With NAFTA modernization negotiations around the corner, Canada’s winning strategy is essentially staying quiet says a former Canadian prime minister who led talks on the pact in the 1990s.

“What we should do is what we’ve been doing: We keep our heads down and our mouths shut,” said Brian Mulroney, who served as Canada’s prime minister from 1984 to 1993. Besides negotiating the North American Free Trade Agreement, Mulroney also was behind an earlier free trade deal in 1988.

Mulroney, who knows President Donald Trump, made his comments Friday at a think-tank conference in Ottawa and it was reported by the Toronto Globe and Mail newspaper.

There’s been a trade spat with the U.S. and Canada over everything from dairy and aerospace to softwood lumber. Also, Trump has taken to Twitter to lash out at some of Canada’s trade policies, even calling Canada a “disgrace” for its treatment of American dairy farmers.

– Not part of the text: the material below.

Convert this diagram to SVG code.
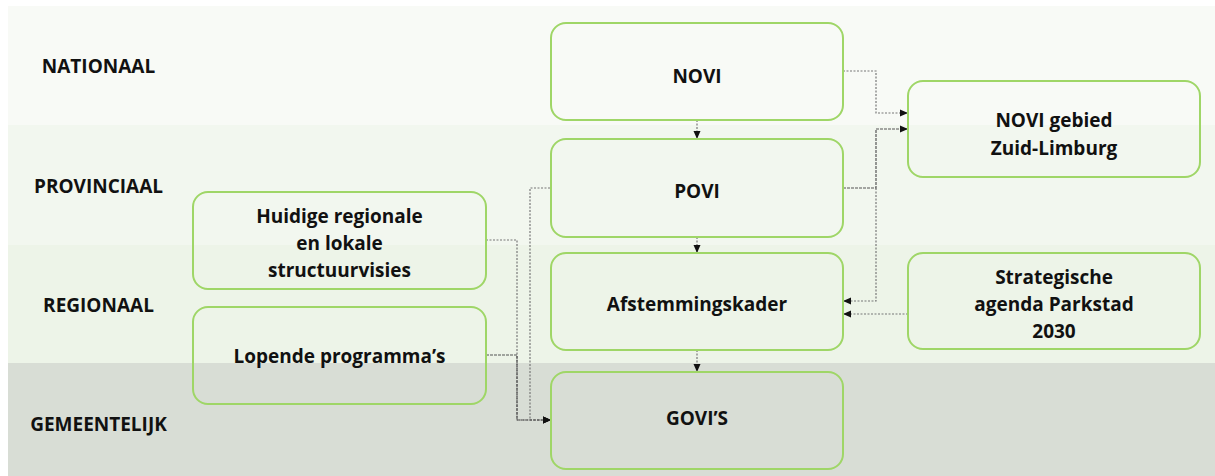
<svg xmlns="http://www.w3.org/2000/svg" width="1215" height="476" viewBox="0 0 1215 476">
<style>
.lvl{font-family:"Open Sans",Lato,"Liberation Sans",sans-serif;font-weight:bold;font-size:19px;fill:#111;text-anchor:middle}
.box{fill:none;stroke:#9fd667;stroke-width:2}
.t{font-family:"Open Sans",Lato,"Liberation Sans",sans-serif;font-weight:bold;font-size:19px;fill:#111;text-anchor:middle}
.c{fill:none;stroke:#777;stroke-width:1.2;stroke-dasharray:2 1.5}
.cd{fill:none;stroke:#555;stroke-width:1.2;stroke-dasharray:3 1}
</style>
<defs>
<marker id="ah" markerWidth="8" markerHeight="8" refX="7" refY="4" orient="auto" markerUnits="userSpaceOnUse">
<path d="M0,0.5 L8,4 L0,7.5 Z" fill="#111"/>
</marker>
</defs>
<rect width="1215" height="476" fill="#ffffff"/>
<g id="bands">
<rect x="8" y="6" width="1207" height="119" fill="#f8faf6"/>
<rect x="8" y="125" width="1207" height="120" fill="#f2f7ef"/>
<rect x="8" y="245" width="1207" height="118" fill="#edf4e8"/>
<rect x="8" y="363" width="1207" height="113" fill="#d8ddd5"/>
</g>
<g id="levels">
<text class="lvl" x="98.5" y="73">NATIONAAL</text>
<text class="lvl" x="98.5" y="193">PROVINCIAAL</text>
<text class="lvl" x="98.5" y="312">REGIONAAL</text>
<text class="lvl" x="98.5" y="431">GEMEENTELIJK</text>
</g>
<g id="connectors">
<path class="c" d="M697,120 V138" marker-end="url(#ah)"/>
<path class="c" d="M697,237 V252" marker-end="url(#ah)"/>
<path class="c" d="M697,350 V371" marker-end="url(#ah)"/>
<path class="c" d="M843,71 H876 V113 H907" marker-end="url(#ah)"/>
<path class="cd" d="M843,188 H876 V129 H907" marker-end="url(#ah)"/>
<path class="c" d="M876,188 V301 H844" marker-end="url(#ah)"/>
<path class="c" d="M908,314 H844" marker-end="url(#ah)"/>
<path class="c" d="M550,188 H530 V420 H550" marker-end="url(#ah)"/>
<path class="c" d="M486,240 H517 V420 H550" marker-end="url(#ah)"/>
<path class="cd" d="M486,355 H517 V420 H550" marker-end="url(#ah)"/>
</g>
<g id="novi">
<rect class="box" x="551" y="23" width="292" height="97" rx="15"/>
<text class="t" x="697" y="83">NOVI</text>
</g>
<g id="povi">
<rect class="box" x="551" y="139" width="292" height="98" rx="15"/>
<text class="t" x="697" y="198">POVI</text>
</g>
<g id="afstemmingskader">
<rect class="box" x="551" y="253" width="292" height="97" rx="15"/>
<text class="t" x="697" y="311">Afstemmingskader</text>
</g>
<g id="govis">
<rect class="box" x="551" y="372" width="292" height="97" rx="15"/>
<text class="t" x="697" y="425">GOVI’S</text>
</g>
<g id="novi-gebied">
<rect class="box" x="908" y="81" width="292" height="96" rx="15"/>
<text class="t" x="1054" y="127">NOVI gebied</text>
<text class="t" x="1054" y="155">Zuid-Limburg</text>
</g>
<g id="strategische">
<rect class="box" x="908" y="253" width="292" height="96" rx="15"/>
<text class="t" x="1054" y="284">Strategische</text>
<text class="t" x="1054" y="311">agenda Parkstad</text>
<text class="t" x="1054" y="338">2030</text>
</g>
<g id="huidige">
<rect class="box" x="193" y="192" width="293" height="97" rx="15"/>
<text class="t" x="339.5" y="223">Huidige regionale</text>
<text class="t" x="339.5" y="250">en lokale</text>
<text class="t" x="339.5" y="277">structuurvisies</text>
</g>
<g id="lopende">
<rect class="box" x="193" y="307" width="293" height="97" rx="15"/>
<text class="t" x="339.5" y="363">Lopende programma’s</text>
</g>
</svg>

“Don’t take the bait,” Mulroney said, the paper reported. “We deal with this at the negotiating table.”

Last month, Trump held a brief chat with Canadian Prime Minister Justin Trudeau on the sidelines of the G-7 Summit in Italy. Trudeau later confirmed trade was discussed.

Trump notified Congress May 18 that he would initiate renegotiation talks with Canada and Mexico to modernize the 23-year-old NAFTA deal. The first formal talks on NAFTA, however, are not scheduled to happen any earlier than mid-August.

Canada’s trade relationship with the U.S. is second only to China, representing nearly $544 billion in goods in 2016, according to the U.S. Trade Representative’s Office. When including both services and goods, that figure is closer to $630 billion.

“We’re not some pushover little country,” Mulroney said. “Hell, the Americans should be more fearful of us than Russia.”

The NAFTA pact was signed in 1992 by former President George H.W. Bush, Canada’s Mulroney and the president of Mexico at the time but wasn’t approved by the U.S. Senate until late 1993. And the pact did not formally go into force until 1994.